* Start RECORDED DATA *

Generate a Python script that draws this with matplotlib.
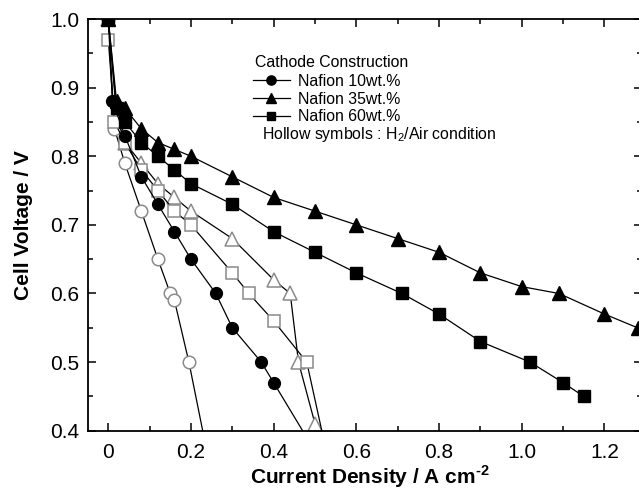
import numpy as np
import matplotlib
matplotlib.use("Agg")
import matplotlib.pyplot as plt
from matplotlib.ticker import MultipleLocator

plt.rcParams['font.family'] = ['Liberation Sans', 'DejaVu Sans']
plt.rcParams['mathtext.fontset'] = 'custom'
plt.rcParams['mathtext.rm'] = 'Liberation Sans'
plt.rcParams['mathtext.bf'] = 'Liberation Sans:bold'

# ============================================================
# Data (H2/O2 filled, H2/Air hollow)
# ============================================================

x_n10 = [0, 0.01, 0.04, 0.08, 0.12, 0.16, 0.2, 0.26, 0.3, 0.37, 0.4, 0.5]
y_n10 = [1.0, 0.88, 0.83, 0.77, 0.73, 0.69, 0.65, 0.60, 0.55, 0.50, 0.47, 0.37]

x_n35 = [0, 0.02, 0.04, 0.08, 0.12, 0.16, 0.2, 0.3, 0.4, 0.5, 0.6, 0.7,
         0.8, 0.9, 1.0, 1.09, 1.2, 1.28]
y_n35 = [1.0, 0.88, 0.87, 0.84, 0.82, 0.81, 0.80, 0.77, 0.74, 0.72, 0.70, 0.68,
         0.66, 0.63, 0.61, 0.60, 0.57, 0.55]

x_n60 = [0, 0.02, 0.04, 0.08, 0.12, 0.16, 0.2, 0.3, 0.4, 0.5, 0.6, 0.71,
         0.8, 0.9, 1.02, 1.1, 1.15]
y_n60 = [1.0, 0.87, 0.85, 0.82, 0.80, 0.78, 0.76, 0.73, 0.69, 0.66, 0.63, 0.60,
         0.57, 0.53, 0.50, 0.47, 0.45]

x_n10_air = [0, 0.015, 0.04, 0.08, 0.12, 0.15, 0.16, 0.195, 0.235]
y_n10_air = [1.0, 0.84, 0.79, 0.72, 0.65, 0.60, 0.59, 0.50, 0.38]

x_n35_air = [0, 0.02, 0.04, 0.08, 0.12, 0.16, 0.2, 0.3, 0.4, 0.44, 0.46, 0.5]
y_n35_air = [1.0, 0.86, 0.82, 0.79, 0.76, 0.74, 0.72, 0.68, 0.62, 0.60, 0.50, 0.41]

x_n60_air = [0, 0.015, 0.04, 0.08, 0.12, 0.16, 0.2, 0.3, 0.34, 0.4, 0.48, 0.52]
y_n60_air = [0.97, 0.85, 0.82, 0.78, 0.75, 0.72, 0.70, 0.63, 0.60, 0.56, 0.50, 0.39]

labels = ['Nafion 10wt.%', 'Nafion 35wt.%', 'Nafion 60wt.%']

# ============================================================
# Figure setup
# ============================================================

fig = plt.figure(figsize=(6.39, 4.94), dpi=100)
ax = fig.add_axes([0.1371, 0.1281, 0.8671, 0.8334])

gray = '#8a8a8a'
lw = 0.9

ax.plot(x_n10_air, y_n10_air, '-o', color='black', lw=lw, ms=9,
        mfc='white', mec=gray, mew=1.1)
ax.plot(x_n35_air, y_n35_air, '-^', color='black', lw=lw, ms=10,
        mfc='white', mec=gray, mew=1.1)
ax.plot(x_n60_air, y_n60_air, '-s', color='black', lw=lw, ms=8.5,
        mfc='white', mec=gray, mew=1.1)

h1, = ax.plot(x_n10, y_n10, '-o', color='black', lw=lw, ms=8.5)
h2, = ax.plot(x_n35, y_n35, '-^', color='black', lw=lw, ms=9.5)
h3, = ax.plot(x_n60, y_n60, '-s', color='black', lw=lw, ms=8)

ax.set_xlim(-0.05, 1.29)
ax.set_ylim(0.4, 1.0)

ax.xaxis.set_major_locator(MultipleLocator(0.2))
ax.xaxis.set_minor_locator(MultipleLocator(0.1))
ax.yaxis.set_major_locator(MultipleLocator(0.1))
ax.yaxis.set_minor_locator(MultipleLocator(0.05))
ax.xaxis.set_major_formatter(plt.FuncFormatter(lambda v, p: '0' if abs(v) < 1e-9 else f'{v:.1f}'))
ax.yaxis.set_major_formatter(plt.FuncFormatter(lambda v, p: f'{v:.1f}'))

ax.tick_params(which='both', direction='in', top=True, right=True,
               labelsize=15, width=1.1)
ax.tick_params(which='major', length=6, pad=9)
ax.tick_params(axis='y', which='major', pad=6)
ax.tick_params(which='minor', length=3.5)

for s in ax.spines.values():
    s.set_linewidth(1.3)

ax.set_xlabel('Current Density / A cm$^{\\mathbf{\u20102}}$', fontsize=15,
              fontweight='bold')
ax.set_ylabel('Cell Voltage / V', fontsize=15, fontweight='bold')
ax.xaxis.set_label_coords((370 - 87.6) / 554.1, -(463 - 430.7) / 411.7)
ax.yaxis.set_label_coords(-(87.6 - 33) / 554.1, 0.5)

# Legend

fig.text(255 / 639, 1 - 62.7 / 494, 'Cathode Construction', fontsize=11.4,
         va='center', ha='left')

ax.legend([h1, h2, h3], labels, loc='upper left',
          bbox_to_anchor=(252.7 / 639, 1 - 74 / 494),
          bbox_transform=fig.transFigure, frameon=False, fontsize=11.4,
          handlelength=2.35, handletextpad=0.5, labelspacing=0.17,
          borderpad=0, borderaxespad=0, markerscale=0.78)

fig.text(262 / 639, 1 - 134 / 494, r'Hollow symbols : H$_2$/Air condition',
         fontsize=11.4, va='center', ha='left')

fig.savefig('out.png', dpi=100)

* End RECORDED DATA *

TO BE DONE: Select, from the listing, all lines that include the word "matplotlib".

EXPECTED ANSWER:
Generate a Python script that draws this with matplotlib.
import matplotlib
matplotlib.use("Agg")
import matplotlib.pyplot as plt
from matplotlib.ticker import MultipleLocator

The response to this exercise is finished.